We're using more solar power and wind power now than at any point in history. The United States Department of Energy wants us to use solar power for 27% of the country's electricity needs by 2050, as it were – but we need a better way to store it. Today the prevailing means requires a mountain to function.

British aeronautical engineer Jonathan Howes has an idea that could change the way we store green power. His solution works with two gravel-filled silos connected by a series of pipes filled with the inert gas argon. This invention is said to out-perform the storage abilities of our best solution in use today.

Jonathan Howes, James Macnaghten, and Mark Wagner have created a company called Isentropic which has invented this "pumped-heat electricity storage (PHES)" machine which they suggest will demonstrate an output of 1.5 megawatts of power. To do this, the machine takes surplus energy (from solar power stations or wind) to run a motor which operates a compressor to squeeze its argon gas. The gas gets hot (500 degrees C hot, as it were), and the gas heats the gravel as it travels through the first silo.

Once the gas has moved through the first silo, it becomes cooler, and is expanded, lowering its temperature to negative 150 degrees C. The gas is pumped through the second silo, cooling the gravel. Once the process is reversed, the resulting difference is used to generate electricity – the gas moving from the hot silo to the cold one drives the cylinders that'd originally compressed the gas, this thus pushing energy to the motor which then acts as a generator.

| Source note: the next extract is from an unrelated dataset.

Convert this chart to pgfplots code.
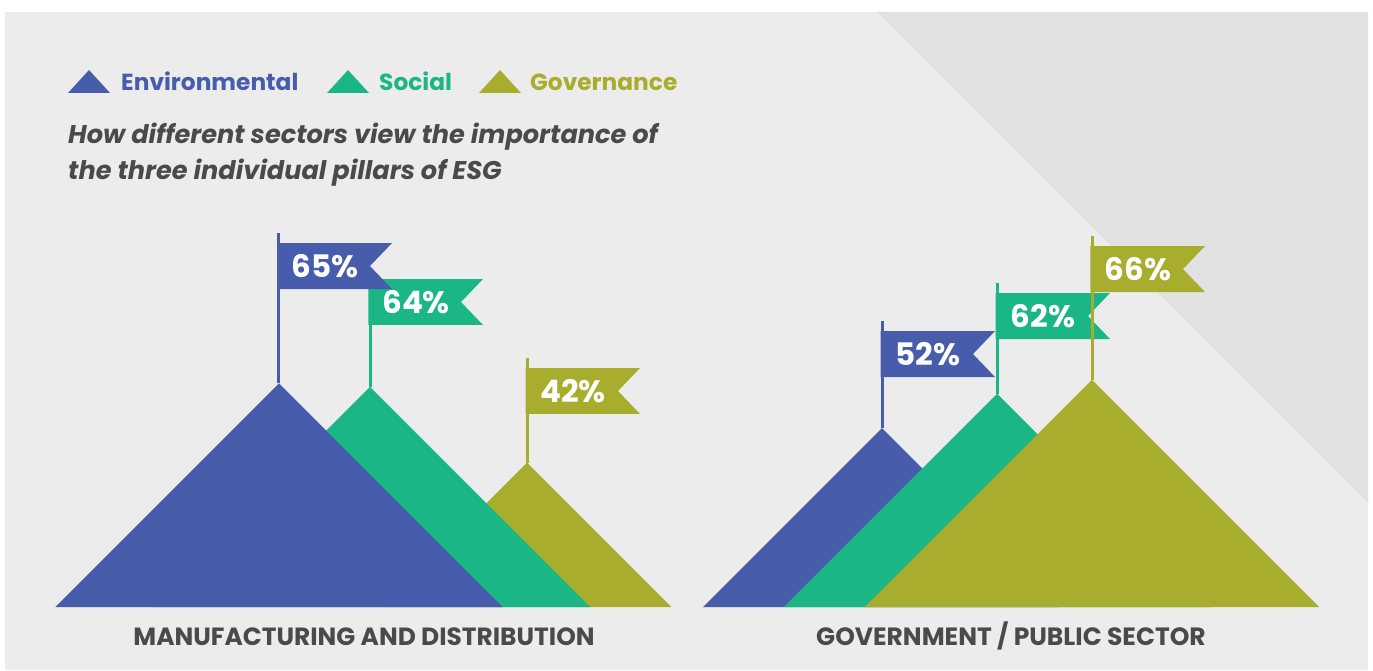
\documentclass[border=0pt]{standalone}
\usepackage{fontspec}
\setmainfont{Poppins}
\usepackage{pgfplots}
\pgfplotsset{compat=1.18}

\definecolor{envc}{HTML}{475DAB}
\definecolor{socc}{HTML}{1AB686}
\definecolor{govc}{HTML}{A9AD2D}
\definecolor{bgc}{HTML}{ECECEC}
\definecolor{bandc}{HTML}{E2E2E2}
\definecolor{txtc}{HTML}{4A4A4A}

% flag: centre, value, top of flag, colour, label (axis units, 1 unit = 1%)
\newcommand{\flag}[5]{%
  \draw[#4, line width=3pt] (axis cs:#1,#2) -- (axis cs:#1,{#3+2.91});
  \fill[#4] (axis cs:{#1-0.44},#3) -- (axis cs:{#1+32.85},#3)
    -- (axis cs:{#1+26.45},{#3-6.69}) -- (axis cs:{#1+32.85},{#3-13.37})
    -- (axis cs:{#1-0.44},{#3-13.37}) -- cycle;
  \node[text=white, inner sep=0pt, font=\bfseries\fontsize{31}{31}\selectfont]
    at (axis cs:{#1+13.4},{#3-6.69}) {#5};
}

\begin{document}
\begin{tikzpicture}
% background
\fill[white] (0,0) rectangle (1373pt,670pt);
\fill[bgc] (5pt,0) rectangle (1368pt,658pt);
\fill[bandc] (877pt,658pt) -- (1368pt,658pt) -- (1368pt,167pt) -- cycle;

\begin{axis}[
  x=3.44pt, y=3.44pt,
  xmin=0, xmax=399.13,
  ymin=-18.31, ymax=176.45,
  scale only axis,
  hide axis,
  clip=false,
]
% Manufacturing and distribution (back to front)
\addplot[fill=govc, draw=none] coordinates {(111.20,0) (153.20,42) (195.20,0)};
\addplot[fill=socc, draw=none] coordinates {(43.56,0) (107.56,64) (171.56,0)};
\addplot[fill=envc, draw=none] coordinates {(16.10,0) (81.10,65) (146.10,0)};
% Government / public sector (back to front)
\addplot[fill=envc, draw=none] coordinates {(204.40,0) (256.40,52) (308.40,0)};
\addplot[fill=socc, draw=none] coordinates {(227.83,0) (289.83,62) (351.83,0)};
\addplot[fill=govc, draw=none] coordinates {(251.44,0) (317.44,66) (383.44,0)};

\flag{153.20}{42}{69.48}{govc}{42\%}
\flag{107.56}{64}{95.35}{socc}{64\%}
\flag{81.10}{65}{105.81}{envc}{65\%}
\flag{256.40}{52}{80.23}{envc}{52\%}
\flag{289.83}{62}{91.28}{socc}{62\%}
\flag{317.44}{66}{104.94}{govc}{66\%}
\end{axis}

% texts, in pixel coordinates from the top left
\begin{scope}[x=1pt, y=-1pt, yshift=670pt]
\fill[envc] (68,93) -- (89,70) -- (110,93) -- cycle;
\fill[socc] (327,93) -- (348,70) -- (369,93) -- cycle;
\fill[govc] (479,93) -- (500,70) -- (521,93) -- cycle;
\node[anchor=base west, inner sep=0pt, text=envc, font=\bfseries\fontsize{23.3}{24}\selectfont] at (121,91) {Environmental};
\node[anchor=base west, inner sep=0pt, text=socc, font=\bfseries\fontsize{23.3}{24}\selectfont] at (379,91) {Social};
\node[anchor=base west, inner sep=0pt, text=govc, font=\bfseries\fontsize{23.3}{24}\selectfont] at (530,91) {Governance};
\node[anchor=base west, inner sep=0pt, text=txtc, font=\bfseries\itshape\fontsize{25.6}{26}\selectfont] at (68,144) {How different sectors view the importance of};
\node[anchor=base west, inner sep=0pt, text=txtc, font=\bfseries\itshape\fontsize{25.6}{26}\selectfont] at (68,180) {the three individual pillars of ESG};
\node[anchor=base, inner sep=0pt, text=txtc, font=\bfseries\fontsize{24.9}{25}\selectfont] at (364,645) {MANUFACTURING AND DISTRIBUTION};
\node[anchor=base, inner sep=0pt, text=txtc, font=\bfseries\fontsize{25}{25}\selectfont] at (1011,645) {GOVERNMENT / PUBLIC SECTOR};
\end{scope}
\end{tikzpicture}
\end{document}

The PHES solution could be primed to take command of grid-stored energy in the near future. PHES is said to store and discharge energy with an efficiency of 72-80% while the grid-storage solution in pumped-hydro works with around 74% at the moment, requiring a mountain to function. While pumped-hydro uses excess energy to move water up a mountain so it can flow down and re-generate energy now, PHES needs no such mountain to work.